--- start TASK MATERIAL ---

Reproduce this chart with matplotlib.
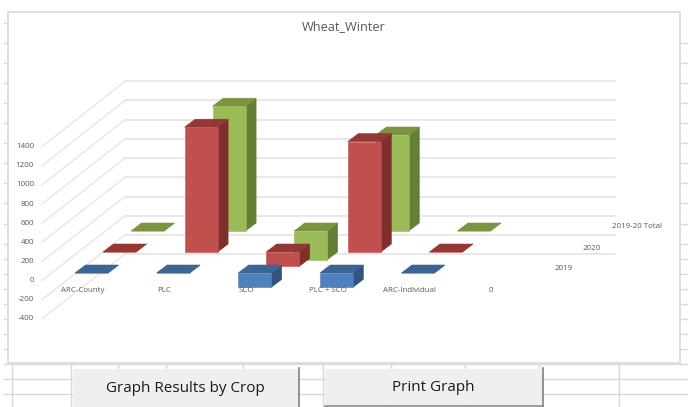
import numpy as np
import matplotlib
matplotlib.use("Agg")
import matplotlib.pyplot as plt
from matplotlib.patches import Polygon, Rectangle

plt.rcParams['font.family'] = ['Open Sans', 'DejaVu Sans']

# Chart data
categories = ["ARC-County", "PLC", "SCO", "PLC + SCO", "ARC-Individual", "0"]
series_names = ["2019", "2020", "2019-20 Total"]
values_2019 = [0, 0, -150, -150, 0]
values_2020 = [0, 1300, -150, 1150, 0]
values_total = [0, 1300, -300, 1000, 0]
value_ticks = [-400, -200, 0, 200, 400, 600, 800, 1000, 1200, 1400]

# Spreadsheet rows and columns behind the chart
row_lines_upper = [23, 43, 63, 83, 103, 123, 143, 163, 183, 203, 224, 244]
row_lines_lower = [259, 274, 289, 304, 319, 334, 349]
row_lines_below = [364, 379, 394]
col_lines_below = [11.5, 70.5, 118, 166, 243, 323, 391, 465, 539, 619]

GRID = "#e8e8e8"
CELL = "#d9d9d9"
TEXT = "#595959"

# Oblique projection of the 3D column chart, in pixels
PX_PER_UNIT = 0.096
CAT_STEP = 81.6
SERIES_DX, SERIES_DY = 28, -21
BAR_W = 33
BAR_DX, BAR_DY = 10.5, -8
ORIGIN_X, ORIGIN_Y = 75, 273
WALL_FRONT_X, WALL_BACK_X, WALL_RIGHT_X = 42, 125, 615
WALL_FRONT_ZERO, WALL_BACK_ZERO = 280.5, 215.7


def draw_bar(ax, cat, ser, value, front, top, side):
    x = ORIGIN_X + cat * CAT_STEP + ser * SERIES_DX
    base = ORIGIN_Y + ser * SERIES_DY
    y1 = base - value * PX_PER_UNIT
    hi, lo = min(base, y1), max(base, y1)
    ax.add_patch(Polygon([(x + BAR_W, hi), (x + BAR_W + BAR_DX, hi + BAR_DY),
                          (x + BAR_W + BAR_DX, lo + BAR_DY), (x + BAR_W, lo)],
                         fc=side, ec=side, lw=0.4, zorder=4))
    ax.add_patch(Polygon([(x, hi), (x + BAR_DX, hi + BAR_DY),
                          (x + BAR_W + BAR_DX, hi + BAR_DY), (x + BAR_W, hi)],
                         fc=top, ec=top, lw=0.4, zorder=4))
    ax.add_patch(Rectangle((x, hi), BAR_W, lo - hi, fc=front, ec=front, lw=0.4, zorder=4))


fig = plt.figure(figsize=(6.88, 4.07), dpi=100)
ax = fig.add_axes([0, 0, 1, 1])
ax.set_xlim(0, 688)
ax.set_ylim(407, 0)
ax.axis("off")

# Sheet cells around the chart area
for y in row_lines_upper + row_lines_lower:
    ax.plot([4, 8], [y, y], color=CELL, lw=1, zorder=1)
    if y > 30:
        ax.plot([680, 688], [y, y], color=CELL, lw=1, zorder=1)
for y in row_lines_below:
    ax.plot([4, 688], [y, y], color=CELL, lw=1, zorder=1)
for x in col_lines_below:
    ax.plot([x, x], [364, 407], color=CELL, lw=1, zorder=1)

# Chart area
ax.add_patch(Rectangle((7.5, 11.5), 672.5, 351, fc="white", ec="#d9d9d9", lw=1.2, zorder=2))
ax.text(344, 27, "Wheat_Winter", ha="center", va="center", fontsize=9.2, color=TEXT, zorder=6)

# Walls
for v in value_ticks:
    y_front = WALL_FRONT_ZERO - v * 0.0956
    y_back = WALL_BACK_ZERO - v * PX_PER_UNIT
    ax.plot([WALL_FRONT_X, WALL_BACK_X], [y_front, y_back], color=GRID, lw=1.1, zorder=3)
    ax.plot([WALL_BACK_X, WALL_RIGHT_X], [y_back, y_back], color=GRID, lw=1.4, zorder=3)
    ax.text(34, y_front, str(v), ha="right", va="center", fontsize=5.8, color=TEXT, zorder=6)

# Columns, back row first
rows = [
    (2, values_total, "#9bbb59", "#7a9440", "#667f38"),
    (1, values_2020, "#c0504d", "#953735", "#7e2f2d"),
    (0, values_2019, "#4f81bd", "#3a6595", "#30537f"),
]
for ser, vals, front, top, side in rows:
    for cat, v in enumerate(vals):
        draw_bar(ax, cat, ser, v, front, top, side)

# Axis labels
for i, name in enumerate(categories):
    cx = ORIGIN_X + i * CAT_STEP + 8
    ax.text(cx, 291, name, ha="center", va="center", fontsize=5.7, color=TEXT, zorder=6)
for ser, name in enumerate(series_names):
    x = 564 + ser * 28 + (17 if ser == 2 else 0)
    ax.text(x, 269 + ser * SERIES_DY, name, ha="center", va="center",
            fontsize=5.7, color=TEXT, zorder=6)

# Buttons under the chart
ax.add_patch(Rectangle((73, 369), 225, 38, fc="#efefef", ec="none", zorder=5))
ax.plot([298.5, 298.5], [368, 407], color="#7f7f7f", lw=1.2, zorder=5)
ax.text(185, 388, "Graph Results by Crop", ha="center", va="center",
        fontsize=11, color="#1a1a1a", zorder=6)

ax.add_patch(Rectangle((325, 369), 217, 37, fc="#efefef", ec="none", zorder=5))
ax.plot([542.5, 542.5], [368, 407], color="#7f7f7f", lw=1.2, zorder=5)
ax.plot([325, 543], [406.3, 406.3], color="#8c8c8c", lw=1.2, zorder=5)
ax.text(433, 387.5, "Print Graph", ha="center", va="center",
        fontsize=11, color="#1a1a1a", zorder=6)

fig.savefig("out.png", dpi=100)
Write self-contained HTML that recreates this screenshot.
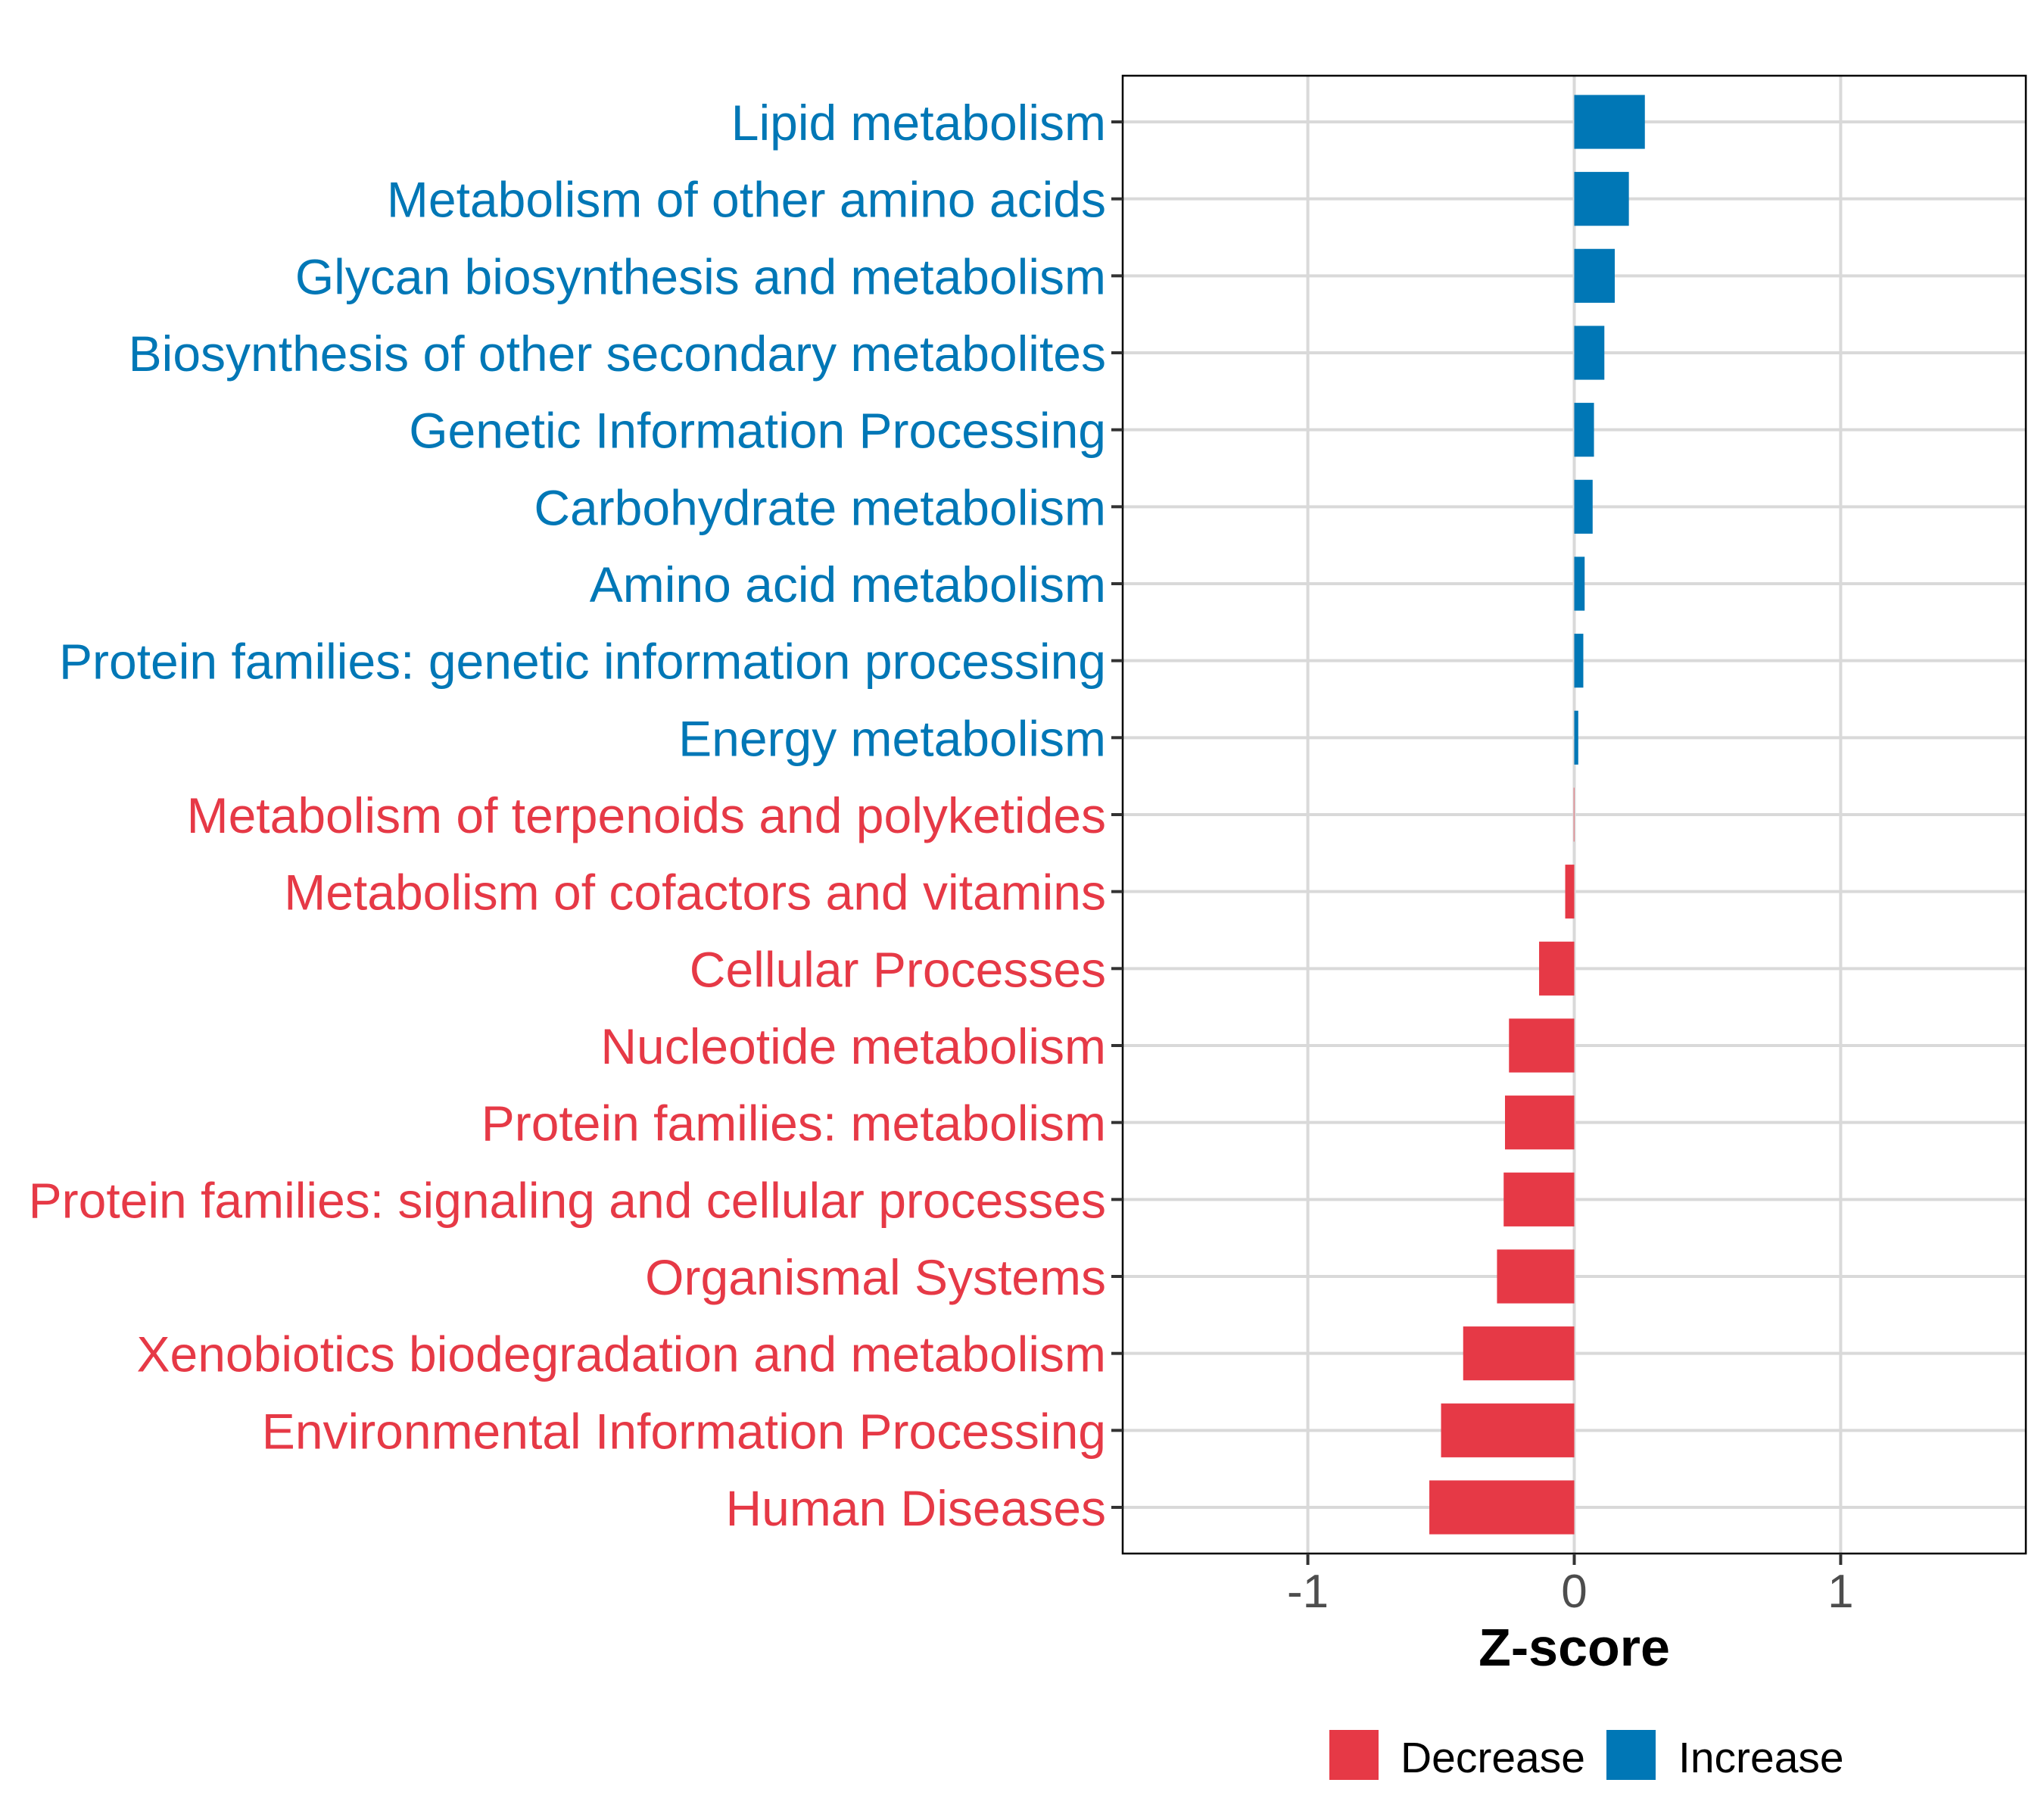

--- end TASK MATERIAL ---

• **JOB**
Your task is to reproduce exactly the lines from the start of the data above through the line containing "plt.rcParams['font.family'] = ['Open", leaving every picture out.

• **THE OUTPUT**
Reproduce this chart with matplotlib.
import numpy as np
import matplotlib
matplotlib.use("Agg")
import matplotlib.pyplot as plt
from matplotlib.patches import Polygon, Rectangle

plt.rcParams['font.family'] = ['Open Sans', 'DejaVu Sans']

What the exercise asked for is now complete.